Sunday, a couple of weeks ago, we visited Waddeson Manor in Aylesbury - I had vague recollections that we'd visited once before and when we looked through our old photos, it was 6 years ago! Baron Ferdinand de Rothschild built this Manor in the 1870s to house his art collections and hosted many house parties for politicians, the social elite including Edward VII. Guests commented on the level of luxury service by his staff and Queen Victoria unusually requested to pay a visit!
A lot had changed in 6 years. You can no longer drive right up to the Manor - there is now a dedicated parking area which is adjacent to the ticketing office and a courtesy shuttle bus drops you off right here. What an impressive view!
Hubby had booked an "Afternoon Tea" - first sitting actually starts at 12:00 pm and is served until late afternoon. You have to book in advance and are given a time slot. Our booking was for 12:30 pm and it interrupted our tour of the house. We asked permission for a re-entry to finish the tour after we finished our meal.

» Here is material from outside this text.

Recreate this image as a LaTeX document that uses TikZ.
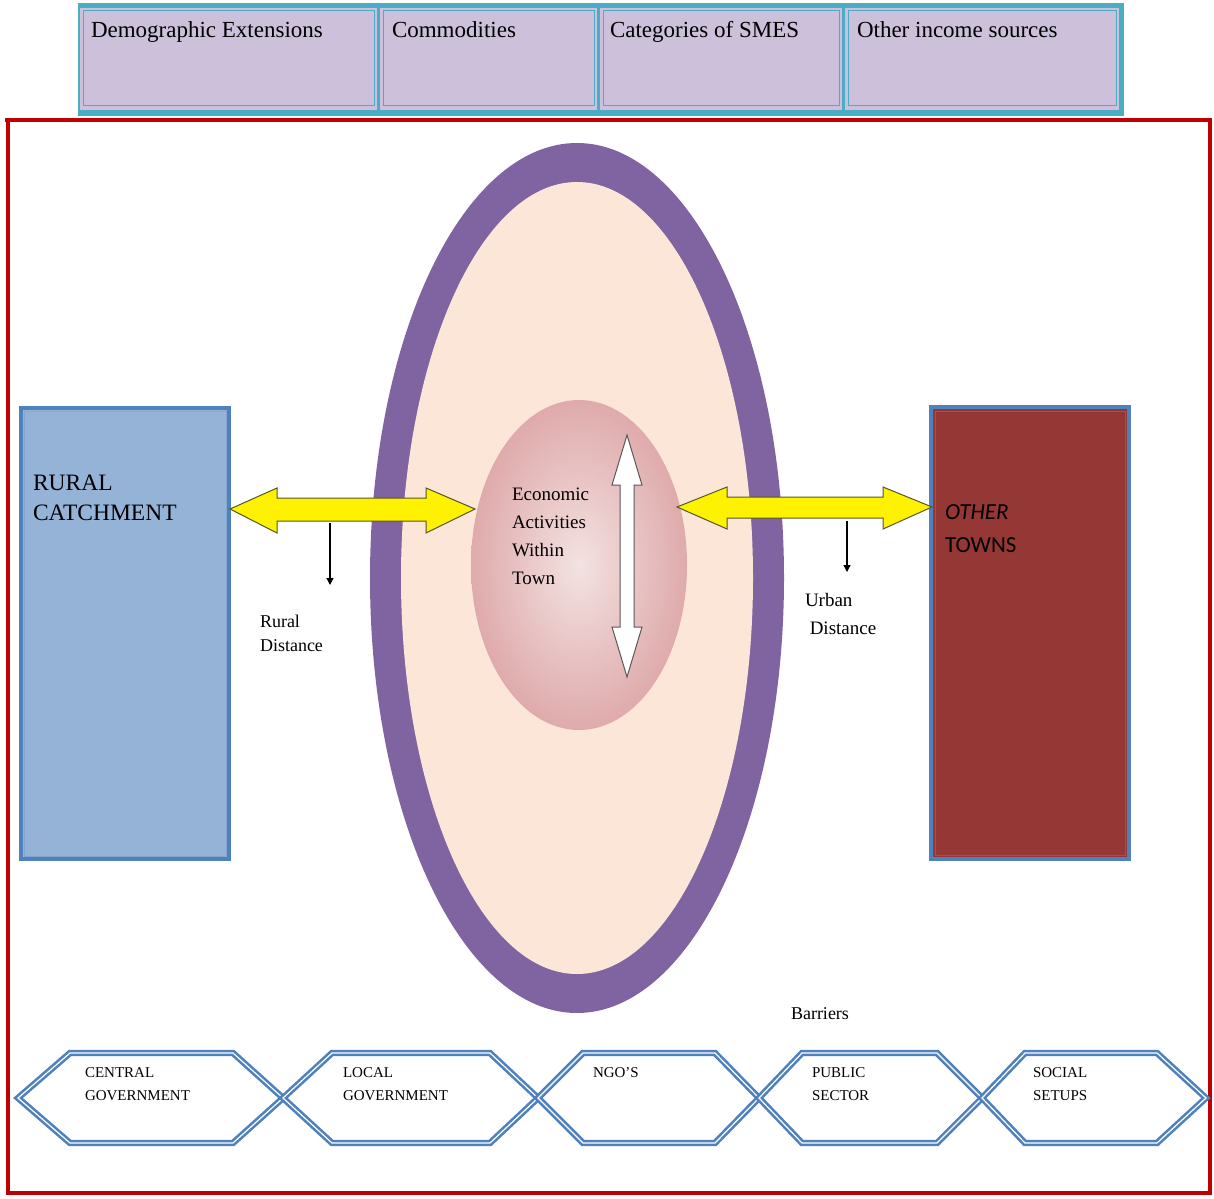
\documentclass[tikz,border=0pt]{standalone}
\usepackage{fontspec}
\setmainfont{Liberation Serif}
\newfontfamily\calib{Carlito}
\usetikzlibrary{arrows.meta,shapes.geometric,calc}
\definecolor{cyanb}{HTML}{4BACC6}
\definecolor{lav}{HTML}{CCC0DA}
\definecolor{framered}{HTML}{C00000}
\definecolor{ringpurple}{HTML}{8064A2}
\definecolor{peach}{HTML}{FCE6D8}
\definecolor{bblue}{HTML}{4F81BD}
\definecolor{rfill}{HTML}{95B3D7}
\definecolor{ofill}{HTML}{953735}
\definecolor{eggin}{HTML}{F3E2E2}
\definecolor{eggout}{HTML}{DFAAAB}
\definecolor{arrline}{HTML}{55552A}
\newcommand{\mylines}[1]{\begin{tabular}[t]{@{}l@{}}#1\end{tabular}}
\tikzset{
  lbl/.style={anchor=base west, inner sep=0pt, outer sep=0pt},
  topbox/.style={fill=lav, draw=none},
  hexline/.style={draw=bblue, line width=2.6pt, double=white, double distance=1.2pt, line join=miter},
  yarrow/.style={fill=yellow, draw=arrline, line width=1pt, line join=miter},
  warrow/.style={fill=white, draw=black!65, line width=1pt, line join=miter},
  thinarrow/.style={draw=black, line width=1.2pt, -{Triangle[length=7pt,width=7pt]}},
}
\begin{document}
\begin{tikzpicture}[x=1pt,y=-1pt]
\useasboundingbox (0,0) rectangle (1214,1198);
% top bar
\fill[cyanb] (78,3) rectangle (1124,116);
\foreach \a/\b in {80/377,380/597,600/842,845/1119}{
  \fill[lav] (\a,8) rectangle (\b,110);
  \draw[cyanb, line width=1pt] (\a+3,11) rectangle (\b-3,106);
}
\node[lbl] (t1) at (91,38) {\fontsize{23}{26}\selectfont Demographic Extensions};
\node[lbl] (t2) at (392,38) {\fontsize{23}{26}\selectfont Commodities};
\node[lbl] (t3) at (610,38) {\fontsize{23}{26}\selectfont Categories of SMES};
\node[lbl] (t4) at (857,38) {\fontsize{23}{26}\selectfont Other income sources};
% red frame
\draw[framered, line width=4pt, line join=miter] (5,120) -- (1210,120) -- (1210,1193) -- (8,1193) -- (8,120);
% town ellipse
\node[ellipse, fill=ringpurple, minimum width=414pt, minimum height=870pt, inner sep=0pt] (town) at (577,578) {};
\node[ellipse, fill=peach, minimum width=352pt, minimum height=792pt, inner sep=0pt] (towninner) at (577,578) {};
% egg
\node[ellipse, shade, inner color=eggin, outer color=eggout, minimum width=216pt, minimum height=330pt, inner sep=0pt] (egg) at (579,565) {};
\node[lbl] (eco) at (512,500) {\fontsize{19}{28}\selectfont\mylines{Economic\\Activities\\Within\\Town}};
% white vertical arrow
\draw[warrow] (627,435) -- (642,485) -- (634,485) -- (634,627) -- (642,627) -- (627,677) -- (612,627) -- (620,627) -- (620,485) -- (612,485) -- cycle;
% rural box
\node[rectangle, fill=rfill, draw=bblue, line width=4pt, minimum width=208pt, minimum height=451pt, inner sep=0pt] (rural) at (125,633.5) {};
\draw[bblue!70, line width=1pt] ($(rural.north west)+(5,5)$) rectangle ($(rural.south east)+(-5,-5)$);
\node[lbl] (ruraltxt) at (33,490) {\fontsize{23.5}{30}\selectfont\mylines{RURAL\\CATCHMENT}};
% other towns box
\node[rectangle, fill=ofill, draw=bblue, line width=4pt, minimum width=198pt, minimum height=452pt, inner sep=0pt] (other) at (1030,633) {};
\draw[bblue!60!ofill, line width=1pt] ($(other.north west)+(6,6)$) rectangle ($(other.south east)+(-6,-6)$);
\node[lbl] (othertxt) at (945,519) {\calib\fontsize{23}{33}\selectfont\mylines{\itshape OTHER\\TOWNS}};
% yellow arrows
\draw[yarrow] (230,509) -- (277,488) -- (277,498) -- (426,498) -- (426,488) -- (475,509) -- (426,533) -- (426,521) -- (277,521) -- (277,533) -- cycle;
\draw[yarrow] (677,507) -- (727,487) -- (727,497) -- (883,497) -- (883,487) -- (932,507) -- (883,529) -- (883,518) -- (727,518) -- (727,529) -- cycle;
% distance arrows
\coordinate (rd1) at (330,523);
\coordinate (rd2) at (330,585);
\draw[thinarrow] (rd1) -- (rd2);
\coordinate (ud1) at (847,521);
\coordinate (ud2) at (847,572);
\draw[thinarrow] (ud1) -- (ud2);
\node[lbl] (rdist) at (260,627) {\fontsize{18}{24}\selectfont\mylines{Rural\\Distance}};
\node[lbl] (udist) at (805,606) {\fontsize{19}{28}\selectfont\mylines{Urban\\\ Distance}};
\node[lbl] (barr) at (791,1019) {\fontsize{18}{24}\selectfont Barriers};
% hexagons
\foreach \l/\tl/\tr/\r in {18/70/233/283, 283/332/490/538, 538/583/715/759, 759/802/937/982, 982/1025/1157/1206}{
  \draw[hexline] (\l,1098) -- (\tl,1053) -- (\tr,1053) -- (\r,1098) -- (\tr,1143) -- (\tl,1143) -- cycle;
}
\node[lbl] (h1) at (85,1077) {\fontsize{15}{23}\selectfont\mylines{CENTRAL\\GOVERNMENT}};
\node[lbl] (h2) at (343,1077) {\fontsize{15}{23}\selectfont\mylines{LOCAL\\GOVERNMENT}};
\node[lbl] (h3) at (593,1077) {\fontsize{15}{23}\selectfont NGO'S};
\node[lbl] (h4) at (812,1077) {\fontsize{15}{23}\selectfont\mylines{PUBLIC\\SECTOR}};
\node[lbl] (h5) at (1033,1077) {\fontsize{15}{23}\selectfont\mylines{SOCIAL\\SETUPS}};
\end{tikzpicture}
\end{document}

It made a lovely change not to have finger sandwiches. Our first course was a selection of fresh out of the oven savouries.....
...followed by the sweet course which included scone and clotted cream.
The Blue Dining Room marked the end of the house tour - and this is the piece that I remembered from our last visit 6 years ago! Funny what sticks in your mind. A modern take on a chandelier made of modern broken porcelain - this "art" work was designed by Ingo Maurer and the piece is called "Porca Miseria" which translated from Italian means "Oh my goodness"!
The gardens were equally impressive.
On our last visit, the cast iron aviary erected in 1889 was clad with scaffolding, obviously they'd been carrying out extensive renovation works, but here it is in all its glory! Approximately a third of the species in the Aviary are at risk of extinction and Waddeson participates in captive breeding programmes with the aim of reintroducing birds into their native habitat.
The thing that caught our eyes was this 3-Dimensional bedding. A gigantic bird-like framework of iron filled with soil and moss, closely planted with a variety of plants to represent the colouring seen on tropical birds.
All good things come to an end, and we opted to walk off our afternoon tea with a brisk walk back to our car through the beautiful grounds.
Wherever you may be, whatever you're doing today, have a good one!